System shape
Single-process server
Kiln is built as one deployable Rust binary: a single process owns the OpenAI-compatible
Axum HTTP API, request scheduler, model engine, adapter registry, and background training
workers. There is no Python sidecar and no second model load for the normal SFT or GRPO path.
client request
-> axum HTTP/API
-> scheduler + block manager
-> Qwen/Qwen3.5-4B engine
-> sampler or streaming SSE response
training request
-> axum HTTP/API
-> LoRA training queue
-> hot-swapped adapter path
Inference flow
Request path and batching
API edge
/v1/chat/completions, /v1/models, /health, and streaming responses stay compatible with familiar OpenAI-style clients.
Scheduler
The iteration-level scheduler combines continuous batching with chunked prefill, so long prompts and decode work share one GPU loop.
Memory
The paged KV block manager tracks the full-attention layers. Qwen3.5-4B’s Gated DeltaNet layers do not need KV cache.
Model architecture
Why the Gated DeltaNet hybrid matters
Qwen3.5-4B is not a plain all-attention transformer. Its 32 layers are split into
24 Gated DeltaNet linear-attention layers and 8 full GQA layers, and Kiln is tuned
around that exact shape instead of hiding it behind a generic model-family abstraction.
Fixed GDN state
Gated DeltaNet layers carry fixed-size recurrent state through the sequence instead of storing per-token K/V tensors.
Small KV footprint
Only the 8 full-attention GQA layers need KV cache, which is why long context can fit on one GPU.
Targeted kernels
GDN handles most layers with recurrent linear attention while GQA handles periodic full-attention checkpoints.
For the detailed recurrence, paging, and kernel discussion, read the
full ARCHITECTURE.md deep dive.
Live learning
LoRA hot-swap and training queue
Training requests enter the same server through /v1/train/sft or
/v1/train/grpo. A FIFO background queue trains LoRA adapter weights against the
loaded base model, checkpoints progress, then publishes the new adapter atomically at an
iteration boundary. Subsequent inference requests see the updated adapter without restarting
the server.
SFT
Correct input/output examples update adapter weights directly from supervised loss.
GRPO
Scored completions become a generate → score → train loop through the same HTTP API.

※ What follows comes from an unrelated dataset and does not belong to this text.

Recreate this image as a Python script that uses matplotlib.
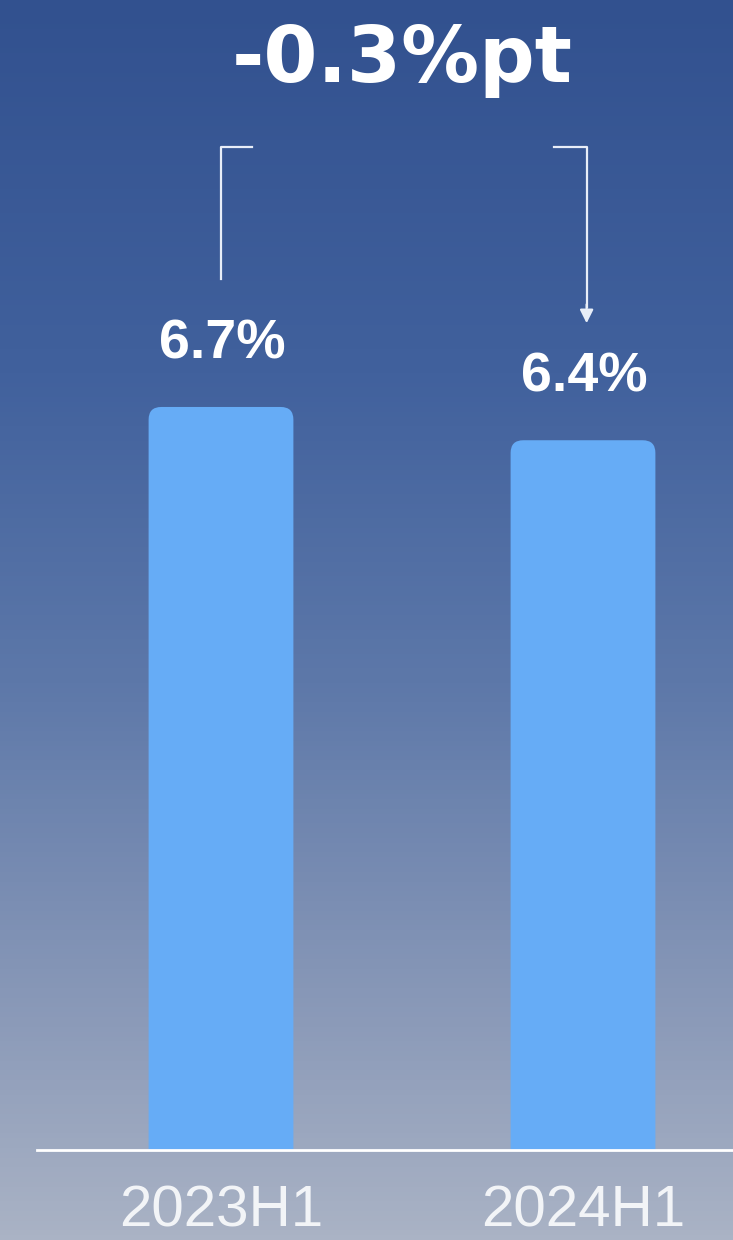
import numpy as np
import matplotlib
matplotlib.use("Agg")
import matplotlib.pyplot as plt
from matplotlib.patches import FancyBboxPatch
from matplotlib.colors import LinearSegmentedColormap

# ---- data ----
categories = ["2023H1", "2024H1"]
values = [6.7, 6.4]
value_labels = ["6.7%", "6.4%"]
change_label = "-0.3%pt"

W, H, DPI = 733, 1240, 100
fig = plt.figure(figsize=(W / DPI, H / DPI), dpi=DPI)

# background gradient
bg = fig.add_axes([0, 0, 1, 1])
bg_cmap = LinearSegmentedColormap.from_list(
    "bg", [(0.0, "#32518f"), (0.3, "#41619d"), (0.55, "#5d78a9"),
           (0.8, "#8797b7"), (1.0, "#aab3c5")])
grad = np.linspace(0, 1, 256).reshape(-1, 1)
bg.imshow(grad, aspect="auto", cmap=bg_cmap, extent=[0, 1, 1, 0])
bg.set_axis_off()

# main axes
base_px = 1150
ax = fig.add_axes([0, (H - base_px) / H, 1, base_px / H])
ax.set_facecolor("none")
px_per_unit_y = 110.9
ax.set_ylim(0, base_px / px_per_unit_y)
c0, unit_x = 221, 362
ax.set_xlim(-c0 / unit_x, (W - c0) / unit_x)
for s in ax.spines.values():
    s.set_visible(False)
ax.set_yticks([])

x = np.arange(len(categories))
bar_w = 0.40
bar_color = "#66acf6"
bars = ax.bar(x, values, width=bar_w, color="none")
r = 0.035
asp = unit_x / px_per_unit_y
for b in bars:
    p = FancyBboxPatch((b.get_x(), -1.0), b.get_width(), b.get_height() + 1.0,
                       boxstyle=f"round,pad=0,rounding_size={r}",
                       mutation_aspect=asp, facecolor=bar_color,
                       edgecolor="none", zorder=2)
    ax.add_patch(p)

# baseline
ax.axhline(0, xmin=37 / W, xmax=1, color="white", lw=2, zorder=3, clip_on=False)

# value labels
for xi, v, lab in zip(x, values, value_labels):
    ax.annotate(lab, (xi, v), xytext=(1, 35), textcoords="offset points",
                ha="center", va="baseline", color="white", fontsize=40,
                fontweight="bold", family=["Liberation Sans", "DejaVu Sans"])

# ticks
ax.set_xticks(x)
ax.set_xticklabels(categories, fontsize=42, color="#f2f4f7",
                   family=["Liberation Sans", "DejaVu Sans"])
ax.tick_params(axis="x", length=0, pad=25)

# bracket
line_kw = dict(color="#e8eef8", lw=1.6, zorder=4)
y_top = 9.04
ax.plot([x[0], x[0], x[0] + 0.086], [7.85, y_top, y_top], **line_kw)
ax.plot([x[1] - 0.08, x[1] + 0.01, x[1] + 0.01], [y_top, y_top, 7.6], **line_kw)
ax.annotate("", xy=(x[1] + 0.01, 7.43), xytext=(x[1] + 0.01, 7.65),
            arrowprops=dict(arrowstyle="-|>,head_length=0.8,head_width=0.4",
                            color="#e8eef8", lw=1.6), zorder=4)

# title
fig.text(402 / W, 1 - 82 / H, change_label, ha="center", va="baseline",
         color="white", fontsize=56, fontweight="bold",
         family=["DejaVu Sans"])

fig.savefig("out.png", dpi=DPI)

Inspect your live server’s queue and registry: kiln train status shows pending and running jobs, and kiln adapters list shows the published adapters available to subsequent requests.
kiln train status
kiln adapters list
See the CLI Reference for the full kiln command surface.
GPU path
GPU backend crates
Kiln keeps the Qwen3.5-4B fast path in Rust crates with focused native kernels where the model
needs them. CUDA builds use vendored FlashAttention-style kernels and paged GQA decode paths,
Vulkan builds use ash plus embedded SPIR-V shaders for AMD/Intel Linux GDN hot paths, and
Metal builds use candle-metal plus Kiln's Apple Silicon shader family. The result is a small
codebase tuned for one model instead of abstracting over many model families.
kiln-server owns HTTP routing, configuration, metrics, and API surfaces.
kiln-scheduler and kiln-core coordinate batching, requests, and KV blocks.
kiln-model loads Qwen3.5-4B weights, applies adapters, and drives the forward pass.
kiln-flash-attn, CUDA-backed crates, kiln-vulkan-kernel, and Metal shaders provide backend-specific GPU kernels.
kiln-train defines the SFT and GRPO training APIs and job state.